The results of this study showed that patients with early-stage cervical cancer, for whom operation is considered a treatment option, can be classified using MRI into two groups based on the clarity of the tumor border. Moreover, it was shown that this classification may have prognostic importance. Tumor shape has been reported as a prognostic factor in other malignancies, such as breast cancer, bladder cancer, and meningioma8,9,10. To the best of our knowledge, this study is the first to examine the relationship between tumor border and prognosis in cervical cancer. MRI showed a significantly better diagnostic performance than clinical assessment for both overall staging and evaluation of prognostic factors11. As demonstrated in earlier reports, prognostic factors for cervical cancer are tumor size, patient age, stage, lymph node involvement and location, LVSI, histological type, and tumor grade12,13,14. However, some of these factors cannot be assessed unless the patient undergoes surgery. The current study revealed that the tumor border correlates with incidence of LVSI, postoperative upgrade in staging, lymph node metastasis, and distant metastasis. Therefore, these findings could be used to identify cases that would be benefited from radiotherapy and chemotherapy without surgery. Additionally, this evidence may facilitate the process of treatment planning for the preservation of fertility or ovarian function. In patients in whom lymph node metastasis is detected after radical trachelectomy or ovarian-sparing hysterectomy, concurrent chemoradiotherapy is mandatory, and efforts for the preservation of fertility or ovarian function must be abandoned. Hence, radical surgery instead of conservative surgery would be recommended for patients with an unclear tumor border.

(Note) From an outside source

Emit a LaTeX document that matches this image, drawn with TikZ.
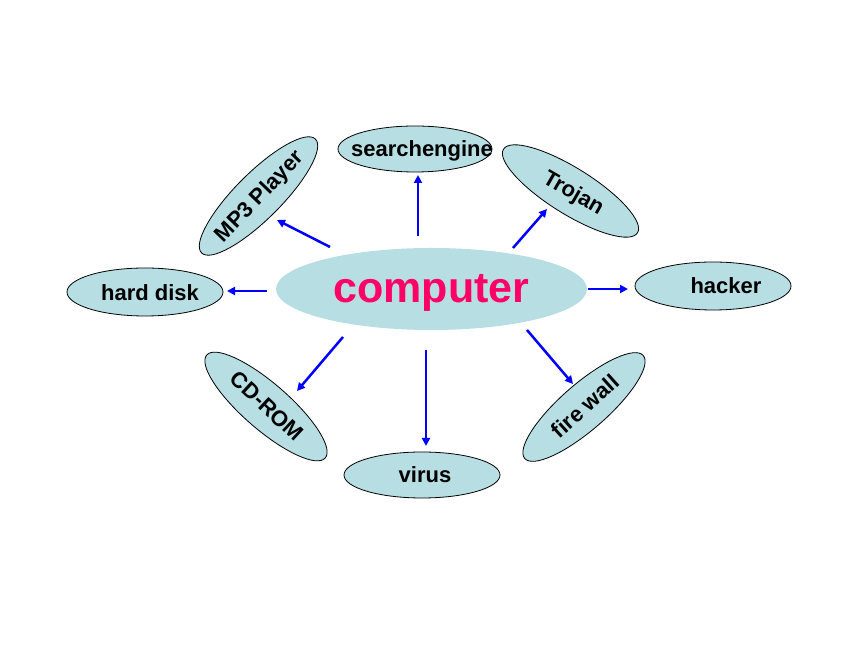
\documentclass[tikz,border=0pt]{standalone}
\usepackage{fontspec}
\setmainfont{Liberation Sans}
\usetikzlibrary{shapes.geometric,arrows.meta}
\definecolor{bubfill}{RGB}{183,222,227}
\definecolor{hotpink}{RGB}{255,0,102}
\definecolor{arrblue}{RGB}{0,0,255}
\begin{document}
\begin{tikzpicture}[x=1pt,y=1pt,
  bub/.style={ellipse,draw=black,line width=0.8pt,fill=bubfill,inner sep=0pt,minimum width=156pt,minimum height=46pt},
  lbl/.style={font=\bfseries\fontsize{22}{26}\selectfont,inner sep=0pt,text=black},
  arr/.style={draw=arrblue,line width=2.5pt,-{Triangle[length=8pt,width=8pt]}}]
\fill[white] (0,0) rectangle (860,645);
\useasboundingbox (0,0) rectangle (860,645);
% central node
\node[ellipse,fill=bubfill,inner sep=0pt,minimum width=311pt,minimum height=82pt] (comp) at (431.5,356) {};
\node[font=\bfseries\fontsize{43}{48}\selectfont,text=hotpink,inner sep=0pt] (tcomp) at (431.5,352) {computer};
% satellites
\node[bub,minimum width=154pt] (search) at (415,496) {};
\node[lbl] (tsearch) at (422,494) {searchengine};
\node[bub,minimum height=48pt] (hdisk) at (145,353) {};
\node[lbl] (thdisk) at (150,352) {hard disk};
\node[bub,minimum height=48pt] (hacker) at (713,359) {};
\node[lbl] (thacker) at (726,359) {hacker};
\node[bub] (virus) at (422,170) {};
\node[lbl] (tvirus) at (425,170) {virus};
\node[bub,minimum width=161pt,rotate=45] (mp3) at (258.5,449) {};
\node[lbl,rotate=46] (tmp3) at (260,448) {MP3 Player};
\node[bub,minimum width=158pt,rotate=-32] (trojan) at (570.5,454) {};
\node[lbl,rotate=-30] (ttrojan) at (573,451) {Trojan};
\node[bub,minimum width=157pt,rotate=-41] (cdrom) at (266,238.5) {};
\node[lbl,rotate=-43] (tcdrom) at (267,239) {CD-ROM};
\node[bub,minimum width=157pt,rotate=41] (fwall) at (584,238) {};
\node[lbl,rotate=42] (tfwall) at (585,239) {fire wall};
% arrow end points
\coordinate (s1) at (418,409); \coordinate (e1) at (418,470);
\coordinate (s2) at (330,398); \coordinate (e2) at (277,425);
\coordinate (s3) at (513,397); \coordinate (e3) at (547,436);
\coordinate (s4) at (267,354); \coordinate (e4) at (227,354);
\coordinate (s5) at (588,356); \coordinate (e5) at (628,356);
\coordinate (s6) at (343,308); \coordinate (e6) at (297,254);
\coordinate (s7) at (426,295); \coordinate (e7) at (426,199);
\coordinate (s8) at (527,315); \coordinate (e8) at (573,261);
\foreach \i in {1,...,8} {\draw[arr] (s\i) -- (e\i);}
\end{tikzpicture}
\end{document}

Vimentin is a major constituent of the intermediate filament family. It is mainly expressed in mesenchymal cells, and play critical roles in cell adhesion, migration, and signaling15. In cancer, vimentin is used as a marker of EMT. EMT is a critical process for cancer metastasis16. It has been reported that vimentin is involved in various types of cancer. In prostate cancer, vimentin expression was mainly detected in poorly differentiated tumors and metastatic lesions17. In hepatocellular carcinoma, expression of vimentin was mainly associated with metastasis18. In non-small-cell lung cancer, vimentin overexpression was identified as an independent prognostic indicator19. In cervical cancer, Gilles et al. reported a clear association between vimentin expression and metastatic progression. This conclusion was based on the detection of vimentin in all invasive carcinomas and lymph node metastases, but not in cervical intraepithelial neoplasia 3 (CIN3) lesions20. Moreover, Lin et al. reported that vimentin expression is considered as an independent prognostic factor in cervical cancer7. Collectively, the currently available data suggests that cervical cancers with unclear tumor borders are associated with higher vimentin expression, lymph node metastasis rate, incidence of LVSI, and recurrence rate versus tumors with clear borders. The potential implication of this study is that cervical cancer with unclear tumor border have a high expression of vimentin and enhanced EMT characteristics such as metastatic potential and invasiveness, and therefore have a high risk of upstaging and lymph node metastasis, and of recurrence and poor prognosis.

There are several limitations in the present study. Firstly, the number of patients with identifiable lesions by MRI who underwent operation was small; therefore, further investigation is warranted to validate the present data. Secondly, due to differences in the prognoses of squamous cell carcinoma and adenocarcinoma, this study focused only on the former type of cancer21. Hence, the present findings may not be generalizable to all cervical cancers. Finally, further investigation is warranted to elucidate the mechanism underlying the relationship between vimentin expression and unclear tumor borders.

Conclusions

According to MRI findings, an unclear tumor border in patients with cervical cancer is linked to poorer prognosis, lymph node metastasis, and distant recurrence of metastasis. MRI findings may act as a predictive factor for postoperative analysis of risk factors, potentially aiding in the choice of treatment options and post-treatment management.